Von einem Sieg im Kampf gegen die Drogen zu reden, verbiete sich darum. Die Liste gefasster Drogenbarone von Miguel Angel Gallardo über Carlos Lehder bis Pablo Escobar und Amado Carrillo Fuentes sei stattlich; ohne dass sich dies nennenswert bemerkbar gemacht habe.
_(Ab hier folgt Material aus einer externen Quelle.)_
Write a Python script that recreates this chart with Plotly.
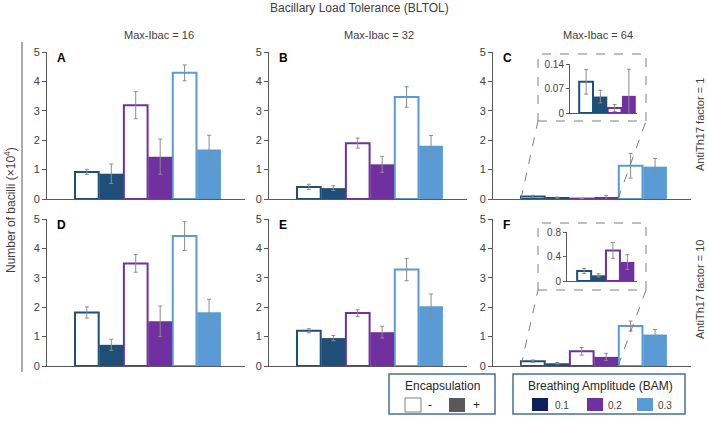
import plotly.graph_objects as go

W, H = 708, 421

# ---------------- data ----------------
bar_labels = ["BAM 0.1 −", "BAM 0.1 +", "BAM 0.2 −", "BAM 0.2 +", "BAM 0.3 −", "BAM 0.3 +"]
panel_letters = ["A", "B", "C", "D", "E", "F"]
col_titles = ["Max-Ibac = 16", "Max-Ibac = 32", "Max-Ibac = 64"]
row_titles = ["AntiTh17 factor = 1", "AntiTh17 factor = 10"]

means_A = [0.92, 0.86, 3.19, 1.44, 4.29, 1.68]
errs_A = [0.09, 0.33, 0.46, 0.60, 0.27, 0.49]
means_B = [0.41, 0.37, 1.90, 1.18, 3.47, 1.81]
errs_B = [0.09, 0.08, 0.17, 0.27, 0.35, 0.35]
means_C = [0.089, 0.047, 0.014, 0.049, 1.13, 1.10]
errs_C = [0.035, 0.018, 0.010, 0.076, 0.42, 0.28]
means_D = [1.82, 0.72, 3.49, 1.52, 4.42, 1.83]
errs_D = [0.19, 0.19, 0.30, 0.52, 0.49, 0.44]
means_E = [1.20, 0.95, 1.80, 1.15, 3.28, 2.03]
errs_E = [0.07, 0.09, 0.11, 0.20, 0.38, 0.42]
means_F = [0.164, 0.093, 0.50, 0.31, 1.36, 1.07]
errs_F = [0.04, 0.025, 0.13, 0.12, 0.17, 0.17]

y_ticks = [0, 1, 2, 3, 4, 5]
inset_C_ticks = [0, 0.07, 0.14]
inset_F_ticks = [0, 0.4, 0.8]

bam_values = ["0.1", "0.2", "0.3"]
bam_colors = ["#1F4E79", "#7030A0", "#5B9BD5"]
bam_legend_colors = ["#0E1F5C", "#7030A0", "#5B9BD5"]

all_means = [means_A, means_B, means_C, means_D, means_E, means_F]
all_errs = [errs_A, errs_B, errs_C, errs_D, errs_E, errs_F]

# ---------------- layout helpers ----------------
def PX(px):
    return px / W

def PY(py):
    return 1 - py / H

col_px = [(47, 245), (269, 467), (493, 691)]
row_px = [(52, 199), (219, 366)]
XR = [-1.63, 6.47]
BAR_W = 0.97

fig = go.Figure()
layout = dict(
    width=W, height=H, margin=dict(l=0, r=0, t=0, b=0, pad=0, autoexpand=False),
    plot_bgcolor="white", paper_bgcolor="white", showlegend=False,
    font=dict(family="Liberation Sans, Arial, sans-serif", color="#404040", size=11),
    barmode="overlay",
)

AX_COL = "#595959"
ERR = dict(type="data", thickness=1, width=2, color="#8c8c8c")

shapes = []
annotations = []

def txt(text, xpx, ypx, size=11, color="#404040", angle=0, xanchor="center"):
    annotations.append(dict(
        text=text, x=PX(xpx), y=PY(ypx), xref="paper", yref="paper",
        xanchor=xanchor, yanchor="middle", showarrow=False, textangle=angle,
        font=dict(size=size, color=color),
    ))

def add_bars(xa, ya, means, errs, idx):
    neg = [i for i in idx if i % 2 == 0]
    pos = [i for i in idx if i % 2 == 1]
    fig.add_trace(go.Bar(
        x=[bar_labels[i] for i in neg], y=[means[i] for i in neg],
        error_y=dict(array=[errs[i] for i in neg], **ERR),
        width=BAR_W,
        marker=dict(color="white", line=dict(color=[bam_colors[i // 2] for i in neg], width=2)),
        xaxis=xa, yaxis=ya,
    ))
    fig.add_trace(go.Bar(
        x=[bar_labels[i] for i in pos], y=[means[i] for i in pos],
        error_y=dict(array=[errs[i] for i in pos], **ERR),
        width=BAR_W,
        marker=dict(color=[bam_colors[i // 2] for i in pos], line=dict(width=0)),
        xaxis=xa, yaxis=ya,
    ))

for p in range(6):
    r, c = divmod(p, 3)
    n = p + 1
    xa = "x" if n == 1 else f"x{n}"
    ya = "y" if n == 1 else f"y{n}"
    add_bars(xa, ya, all_means[p], all_errs[p], range(6))
    xdom = [PX(col_px[c][0]), PX(col_px[c][1])]
    ydom = [PY(row_px[r][1]), PY(row_px[r][0])]
    layout[f"xaxis{n if n > 1 else ''}"] = dict(
        domain=xdom, anchor=ya, range=XR, type="category",
        categoryorder="array", categoryarray=bar_labels, automargin=False,
        showticklabels=False, ticks="", showline=True, linecolor=AX_COL, linewidth=1,
        showgrid=False, zeroline=False, fixedrange=True,
    )
    layout[f"yaxis{n if n > 1 else ''}"] = dict(
        domain=ydom, anchor=xa, range=[0, 5], tickvals=y_ticks, automargin=False,
        ticks="outside", ticklen=4, tickcolor=AX_COL, showline=True, linecolor=AX_COL,
        linewidth=1, showgrid=False, zeroline=False, tickfont=dict(size=11, color="#404040"),
    )
    txt(f"<b>{panel_letters[p]}</b>", col_px[c][0] + 8, row_px[r][0] + 6, size=12,
        color="#000000", xanchor="left")

# ---------------- insets ----------------
inset_specs = [
    (2, (570, 637), (64, 113), (538, 646), (54, 121), [0, 0.14], inset_C_ticks, [-1.13, 3.57], ["0", "0.07", "0.14"]),
    (5, (567, 637), (232, 281), (538, 646), (223, 290), [0, 0.8], inset_F_ticks, [-1.19, 3.67], ["0", "0.4", "0.8"]),
]
for k, (p, ixp, iyp, bxp, byp, yr, yt, xr, ytl) in enumerate(inset_specs):
    n = 7 + k
    xa, ya = f"x{n}", f"y{n}"
    add_bars(xa, ya, all_means[p], all_errs[p], range(4))
    layout[f"xaxis{n}"] = dict(
        domain=[PX(ixp[0]), PX(ixp[1])], anchor=ya, range=xr, type="category",
        categoryorder="array", categoryarray=bar_labels, automargin=False,
        showticklabels=False, ticks="", showline=True, linecolor=AX_COL, linewidth=1,
        showgrid=False, zeroline=False,
    )
    layout[f"yaxis{n}"] = dict(
        domain=[PY(iyp[1]), PY(iyp[0])], anchor=xa, range=yr, tickvals=yt, ticktext=ytl,
        automargin=False,
        ticks="outside", ticklen=3, tickcolor=AX_COL, showline=True, linecolor=AX_COL,
        linewidth=1, showgrid=False, zeroline=False, tickfont=dict(size=10, color="#404040"),
    )
    shapes.append(dict(type="rect", xref="paper", yref="paper",
                       x0=PX(bxp[0]), x1=PX(bxp[1]), y0=PY(byp[1]), y1=PY(byp[0]),
                       line=dict(color="#7f7f7f", width=1, dash="dash"), fillcolor="rgba(0,0,0,0)"))
    r, c = divmod(p, 3)
    d0, d1 = PX(col_px[c][0]), PX(col_px[c][1])

    def xpaper(v, d0=d0, d1=d1):
        return d0 + (v - XR[0]) / (XR[1] - XR[0]) * (d1 - d0)
    ybase = PY(row_px[r][1])
    shapes.append(dict(type="line", xref="paper", yref="paper",
                       x0=xpaper(-BAR_W / 2), y0=ybase, x1=PX(bxp[0]), y1=PY(byp[1]),
                       line=dict(color="#7f7f7f", width=1, dash="dash")))
    shapes.append(dict(type="line", xref="paper", yref="paper",
                       x0=xpaper(3 + BAR_W / 2), y0=ybase, x1=PX(bxp[1]), y1=PY(byp[1]),
                       line=dict(color="#7f7f7f", width=1, dash="dash")))

# ---------------- titles / labels ----------------
txt("Bacillary Load Tolerance (BLTOL)", 359, 8, size=12)
for c, xpx in enumerate([159, 379, 598]):
    txt(col_titles[c], xpx, 35, size=11)
for r, ypx in enumerate([125, 290]):
    txt(row_titles[r], 700, ypx, size=11, angle=-90)
txt("Number of bacilli (×10<sup>4</sup>)", 10, 210, size=12, angle=-90)
shapes.append(dict(type="line", xref="paper", yref="paper", x0=PX(22), x1=PX(22), y0=PY(42), y1=PY(372),
                   line=dict(color="#595959", width=1)))

# ---------------- legends ----------------
LEG_BORDER = "#41719C"
shapes.append(dict(type="rect", xref="paper", yref="paper", x0=PX(389), x1=PX(495), y0=PY(414), y1=PY(374),
                   line=dict(color=LEG_BORDER, width=1.5), fillcolor="white"))
txt("Encapsulation", 442, 386, size=12, color="#262626")
shapes.append(dict(type="rect", xref="paper", yref="paper", x0=PX(405), x1=PX(421), y0=PY(412), y1=PY(398),
                   line=dict(color="#7f7f7f", width=1), fillcolor="white"))
txt("-", 430, 405, size=12, color="#262626")
shapes.append(dict(type="rect", xref="paper", yref="paper", x0=PX(449), x1=PX(465), y0=PY(412), y1=PY(398),
                   line=dict(width=0), fillcolor="#595959"))
txt("+", 476, 405, size=12, color="#262626")

shapes.append(dict(type="rect", xref="paper", yref="paper", x0=PX(513), x1=PX(685), y0=PY(414), y1=PY(374),
                   line=dict(color=LEG_BORDER, width=1.5), fillcolor="white"))
txt("Breathing Amplitude (BAM)", 600, 386, size=12, color="#262626")
for i, (sx, tx) in enumerate([(532, 562), (587, 615), (637, 665)]):
    shapes.append(dict(type="rect", xref="paper", yref="paper", x0=PX(sx), x1=PX(sx + 16),
                       y0=PY(411), y1=PY(398), line=dict(width=0), fillcolor=bam_legend_colors[i]))
    txt(bam_values[i], tx, 405, size=10)

layout["shapes"] = shapes
layout["annotations"] = annotations
fig.update_layout(**layout)

post = (
    "document.documentElement.style.margin='0';"
    "document.documentElement.style.padding='0';"
    "document.documentElement.style.overflow='hidden';"
    "document.body.style.margin='0';"
    "document.body.style.padding='0';"
    "document.body.style.overflow='hidden';"
)
fig.write_html("out.html", config={"displayModeBar": False, "responsive": False}, post_script=post)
Ohne Zustimmung anderer Bosse wohl keine Auslieferung

Im Gegenteil: „Drogen sind im Überfluss vorhanden, viel wirksamer und billiger als jemals zuvor“, schrieb Winslow, der seit 20 Jahren über das Thema forscht und bei der Drogenbehörde DEA, der Bundespolizei FBI, dem Geheimdienst CIA hohes Ansehen genießt und aus Recherche-Gründen mit Drogenhändlern, Abhängigen, Verurteilten und Angehörigen von Opfern des Drogen-Kriegs in Kontakt stand.
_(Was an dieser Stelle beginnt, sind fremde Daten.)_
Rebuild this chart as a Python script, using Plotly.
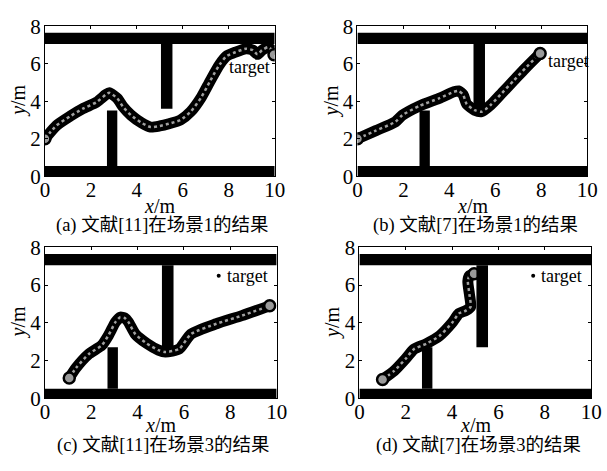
import plotly.graph_objects as go

# ---- data ----
a_x = [0.0, 0.5, 1.1, 1.65, 2.25, 2.65, 2.8, 3.15, 3.4, 3.75, 4.2, 4.6, 5.0, 5.4, 5.9, 6.35, 6.8, 7.2, 7.6, 7.9, 8.3, 8.75, 9.05, 9.25, 9.45, 9.7, 9.9, 9.97]
a_y = [2.0, 2.7, 3.2, 3.6, 3.95, 4.35, 4.45, 4.15, 3.7, 3.25, 2.85, 2.62, 2.68, 2.8, 3.0, 3.45, 4.2, 5.1, 5.95, 6.4, 6.62, 6.8, 6.72, 6.5, 6.72, 6.88, 6.72, 6.48]

b_x = [0.0, 0.8, 1.65, 1.95, 2.7, 3.55, 4.2, 4.4, 4.6, 4.75, 5.1, 5.4, 5.8, 6.3, 6.8, 7.3, 7.95]
b_y = [2.0, 2.43, 2.9, 3.25, 3.75, 4.15, 4.5, 4.55, 4.35, 3.85, 3.52, 3.44, 3.8, 4.45, 5.1, 5.75, 6.55]

c_x = [1.05, 1.35, 1.9, 2.45, 2.75, 3.05, 3.25, 3.45, 3.6, 3.9, 4.4, 4.9, 5.2, 5.8, 6.3, 7.4, 8.5, 9.7]
c_y = [1.07, 1.62, 2.35, 2.8, 3.35, 4.05, 4.3, 4.25, 4.05, 3.4, 2.9, 2.55, 2.45, 2.62, 3.4, 3.95, 4.38, 4.9]

d_x = [1.0, 1.5, 2.0, 2.35, 2.9, 3.45, 4.0, 4.3, 4.6, 4.8, 4.75, 4.68, 4.75, 4.95]
d_y = [1.0, 1.45, 2.1, 2.6, 2.9, 3.3, 4.0, 4.5, 4.65, 4.85, 5.5, 6.2, 6.5, 6.6]

# obstacles: [x0, x1, y0, y1]
scene1_walls = [[0, 10, 7.05, 7.65], [0, 10, 0.0, 0.55], [2.7, 3.15, 0.55, 3.5], [5.05, 5.55, 3.6, 7.05]]
scene3_walls = [[0, 10, 7.05, 7.65], [0, 10, 0.0, 0.5], [2.7, 3.15, 0.5, 2.7], [5.05, 5.55, 2.7, 7.05]]

captions = ["(a) 文献[11]在场景1的结果", "(b) 文献[7]在场景1的结果",
            "(c) 文献[11]在场景3的结果", "(d) 文献[7]在场景3的结果"]
x_ticks = [0, 2, 4, 6, 8, 10]
y_ticks = [0, 2, 4, 6, 8]
target_scene3 = (7.5, 6.5)

W, H = 607, 471
panels = [
    dict(px=(41, 277), py=(15, 173), xs=a_x, ys=a_y, walls=scene1_walls, cap=captions[0], tx=31, cy=225),
    dict(px=(362, 598), py=(15, 173), xs=b_x, ys=b_y, walls=scene1_walls, cap=captions[1], tx=31, cy=225),
    dict(px=(41, 279), py=(248, 407), xs=c_x, ys=c_y, walls=scene3_walls, cap=captions[2], tx=28, cy=457),
    dict(px=(364, 602), py=(248, 407), xs=d_x, ys=d_y, walls=scene3_walls, cap=captions[3], tx=28, cy=457),
]

SERIF = "Liberation Serif"
CJK = "Liberation Serif, Noto Sans CJK SC"

fig = go.Figure()
shapes = []
annotations = []
layout = {}

for i, p in enumerate(panels):
    n = i + 1
    xa = "xaxis" if n == 1 else f"xaxis{n}"
    ya = "yaxis" if n == 1 else f"yaxis{n}"
    xr = "x" if n == 1 else f"x{n}"
    yr = "y" if n == 1 else f"y{n}"
    dx = [p["px"][0] / W, p["px"][1] / W]
    dy = [1 - p["py"][1] / H, 1 - p["py"][0] / H]
    common = dict(showgrid=False, zeroline=False, showline=True, linecolor="black", linewidth=1,
                  mirror="ticks", ticks="inside", ticklen=3, tickcolor="black",
                  tickfont=dict(family=SERIF, size=21, color="black"))
    layout[xa] = dict(domain=dx, range=[0, 10], tickvals=x_ticks, anchor=yr, ticklabelstandoff=-5, **common)
    layout[ya] = dict(domain=dy, range=[0, 8], tickvals=y_ticks, anchor=xr, ticklabelstandoff=-1, **common)

    for (x0, x1, y0, y1) in p["walls"]:
        shapes.append(dict(type="rect", xref=xr, yref=yr, x0=x0, x1=x1, y0=y0, y1=y1,
                           fillcolor="black", line=dict(width=0), layer="above"))

    # trajectory: thick dark rope with light dotted core
    fig.add_trace(go.Scatter(x=p["xs"], y=p["ys"], mode="lines", xaxis=xr, yaxis=yr,
                             line=dict(color="black", width=11, shape="spline", smoothing=0.6),
                             showlegend=False, hoverinfo="skip"))
    fig.add_trace(go.Scatter(x=p["xs"], y=p["ys"], mode="lines", xaxis=xr, yaxis=yr,
                             line=dict(color="#a0a0a0", width=2.5, dash="dot", shape="spline", smoothing=0.6),
                             showlegend=False, hoverinfo="skip"))
    fig.add_trace(go.Scatter(x=[p["xs"][0], p["xs"][-1]], y=[p["ys"][0], p["ys"][-1]], mode="markers",
                             xaxis=xr, yaxis=yr,
                             marker=dict(symbol="circle", size=11, color="#9a9a9a",
                                         line=dict(color="black", width=2.5)),
                             showlegend=False, hoverinfo="skip"))

    # axis titles & caption
    cx = (p["px"][0] + p["px"][1]) / 2
    annotations.append(dict(x=cx / W, y=1 - (p["py"][1] + p["tx"]) / H, xref="paper", yref="paper",
                            xanchor="center", yanchor="middle",
                            text="<i>x</i>/m", showarrow=False, font=dict(family=SERIF, size=20, color="black")))
    annotations.append(dict(x=(p["px"][0] - 27) / W, y=1 - ((p["py"][0] + p["py"][1]) / 2) / H,
                            xref="paper", yref="paper", text="<i>y</i>/m", textangle=-90,
                            xanchor="center", yanchor="middle",
                            showarrow=False, font=dict(family=SERIF, size=20, color="black")))
    annotations.append(dict(x=(cx + 3) / W, y=1 - p["cy"] / H, xref="paper", yref="paper",
                            xanchor="center", yanchor="middle",
                            text=p["cap"], showarrow=False, font=dict(family=CJK, size=18.5, color="black")))

# target labels
annotations.append(dict(x=8.9, y=5.8, xref="x", yref="y", text="target", showarrow=False,
                        font=dict(family=SERIF, size=18, color="black")))
annotations.append(dict(x=8.2, y=6.15, xref="x2", yref="y2", text="target", showarrow=False, xanchor="left",
                        font=dict(family=SERIF, size=18, color="black")))
for n in (3, 4):
    fig.add_trace(go.Scatter(x=[target_scene3[0]], y=[target_scene3[1]], mode="markers",
                             xaxis=f"x{n}", yaxis=f"y{n}", marker=dict(color="black", size=4),
                             showlegend=False, hoverinfo="skip"))
    annotations.append(dict(x=target_scene3[0], y=target_scene3[1], xref=f"x{n}", yref=f"y{n}",
                            text="target", showarrow=False, xanchor="left", xshift=6,
                            font=dict(family=SERIF, size=18, color="black")))

fig.update_layout(width=W, height=H, margin=dict(l=0, r=0, t=0, b=0),
                  paper_bgcolor="white", plot_bgcolor="white",
                  shapes=shapes, annotations=annotations, **layout)
fig.write_html("out.html", post_script="document.body.style.margin='0';")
Nach Winslows Expertise ist Guzmán in erster Linie seinesgleichen zum Opfer gefallen. „Gangster-Bosse bleiben an der Macht, solange sie anderen Geld einbringen. El Chapo begann anderen Leuten Geld zu kosten.“ Durch seinen Drang nach Publicity habe die Aufmerksamkeit der Behörden auf das Drogengeschäft gelenkt - und damit gestört. Ohne Zustimmung anderer Kartell-Bosse und des mexikanischen Staates wäre Guzmán mutmaßlich nie an die USA ausgeliefert worden, vermutet Winslow und bilanziert knapp: „Er war entbehrlich geworden.“

Am Ende seines Zwischenrufs wurde Don Winslow grundsätzlich: Solange es Käufer von Drogen gebe, werde es Verkäufer geben. Und damit die Kartelle. Amerika müsse sich fragen, was es ist, dass seine „Seele korrumpiert“ und - siehe die aktuelle Opioide-Krise - permanent nach Drogen und Schmerzstillern verlangen lässt. Ohne eine Antwort darauf „wird das Drogen-Problem immer bei uns bleiben“.